Take one announcement issued Thursday: A Los Angeles commentator and radio host urged civil rights leaders to condemn the shooting of Lane, a white man, after it was revealed that one of the suspects, who is black, had previously tweeted that he hated white people.
"This was a heinous murder irrespective of color. And this makes it even more compelling for civil rights leaders to publicly condemn the killing, no matter who the victim is or the alleged perpetrators are," Earl Ofari Hutchinson, president of the Los Angeles Urban Policy Roundtable, said in a Thursday statement. "This is even more urgent given a recent report that one of the alleged shooters posted anti-white tweets."
So why is the need for condemnation urgent? Perhaps because condemnation has been urged. Look to the Wall Street Journal's editorial Wednesday, which oozed with accusation.
"Three teenagers were charged Tuesday in the killing of a white college student in Duncan, Okla., and part of the story is what didn't happen," the Journal's editorial stated. "There was no saturation cable TV coverage, no press conference featuring Al Sharpton or Jesse Jackson, and no statement from the Oval Office. The death of Christopher Lane, while as troubling as that of Trayvon Martin, will not become a national touchstone of racial and cultural debate or reflection."

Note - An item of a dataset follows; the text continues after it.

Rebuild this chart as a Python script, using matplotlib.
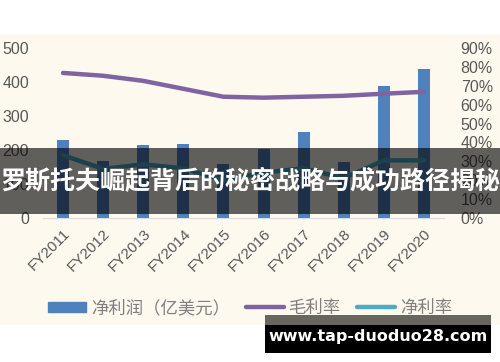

"But maybe it should," the Journal added.
And while it took weeks for Martin's 2012 shooting to brew into a national controversy -- including a comment from President Obama and eventually George Zimmerman's arrest -- it appears to have only taken a day for the paper to get its wish for racial and cultural debate over the Oklahoma shooting.
By Thursday, CNN was debating whether the killing should be prosecuted as a hate crime; Jackson had condemned Lane's slaying via Twitter; and conservative personality Rush Limbaugh was using his radio pulpit to ask, "Why does the left protect racism? They're doing so here in the killing of this Australian college student."
In Duncan itself, the question of race proved a difficult one for locals to discuss, as the Los Angeles Times reported Wednesday.
Officials also have not formally tied race to a motive for Lane's slaying last week. Police identified two of the suspects as black and one suspect as white, and each of the suspects have family or friends who identify as white.
And at the time of the shooting, James Francis Edwards Jr., 15 -- who had once tweeted "90% of white ppl are nasty. #HATE THEM" -- had a white girlfriend, Edwards' sister told the Los Angeles Times on Thursday.
WAS RACE A FACTOR? a CNN graphic asked on Thursday, as Australia's ambassador to the U.S., Kim Beazley, was posed the same question by CNN's Jake Tapper.
"Nobody in Australia would see it as that," Beazley replied.
At this point, you couldn't say the same for the U.S.